Note that @jbytecode code does follow all the “peformance tips” mentioned above. That doesn’t make the code complicated. But there are some rules there which guarantee that the code is performant from the point of view of a Julia implementation.
(and it can be prettier than Python’s if the first function is just written as
Yes, at least if you decide that compilation time is not relevant for your use case. I’ll try to give another reason why that is fair.
When we care about performance, it is usually for complex functions which run for longer than, say, a minute. In that case, the compilation time is negligible anyway (there is some Julia code that takes longer than that to compile, but since 1.9 not that much).
However, these complex functions are made of several small components, which they call many times (for instance inside a loop). Of course we want to benchmark the components, to make the best of each of them. But is it realistic to include compilation for each individual run of these small components? No, because they will be compiled once and run many times. In fact, they can even be compiled on a small output (component(n=2)) and run on a larger one (component(n=10000)).

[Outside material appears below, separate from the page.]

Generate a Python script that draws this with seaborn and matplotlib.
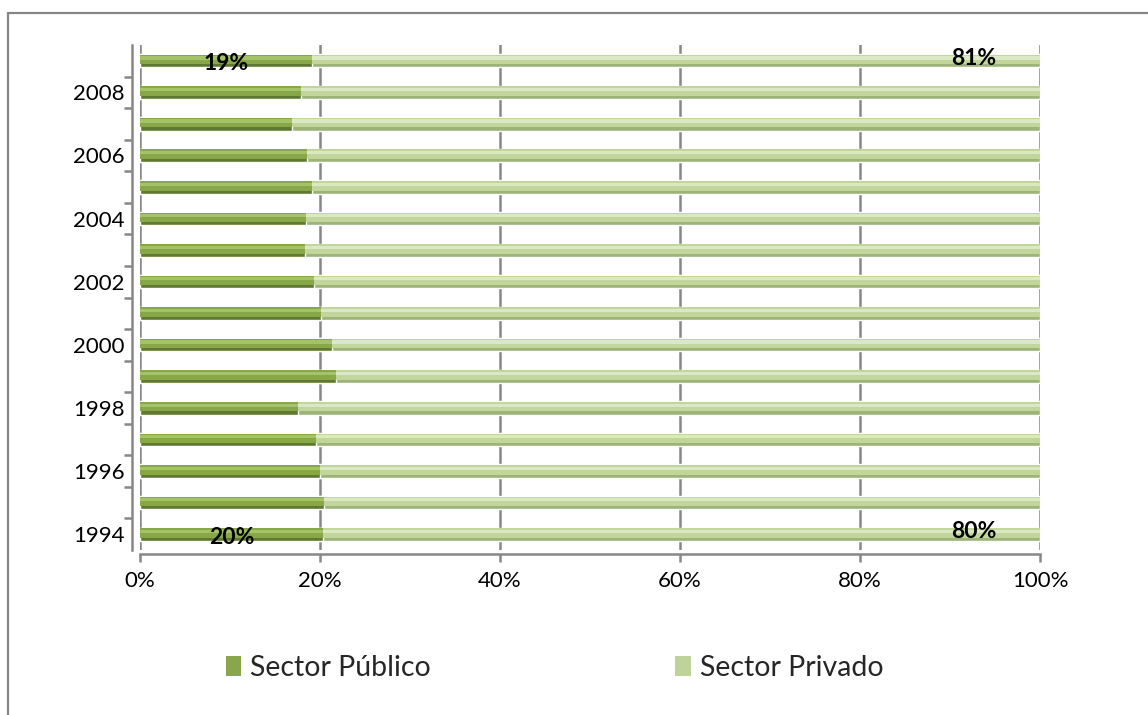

And as a matter of fact, BenchmarkTools.jl does exactly what we want: it runs the function several times and returns the minimum duration.
TLDR:
For complex functions that are called 1 time, compilation time is negligible compared to runtime
For small components that are called N times, compilation time is negligible compared to N x runtime
For instance the time it takes to launch Julia itself, and the time you spend loading packages with using ... statements. That is why the typical Julia workflow is to open a REPL in the morning, load all the packages, and only kill it in the evening.
At least that used to be the case before version 1.9 of the language. Now startup is much much faster, so this is less of a problem.
Funnily enough this probably isn’t true. math.pow in python will sometimes be faster than x*x because multiplication has to go through a more complicated runtime dispatch because python has a special double dispatch for addition and multiplication (__mul__ and __rmul__).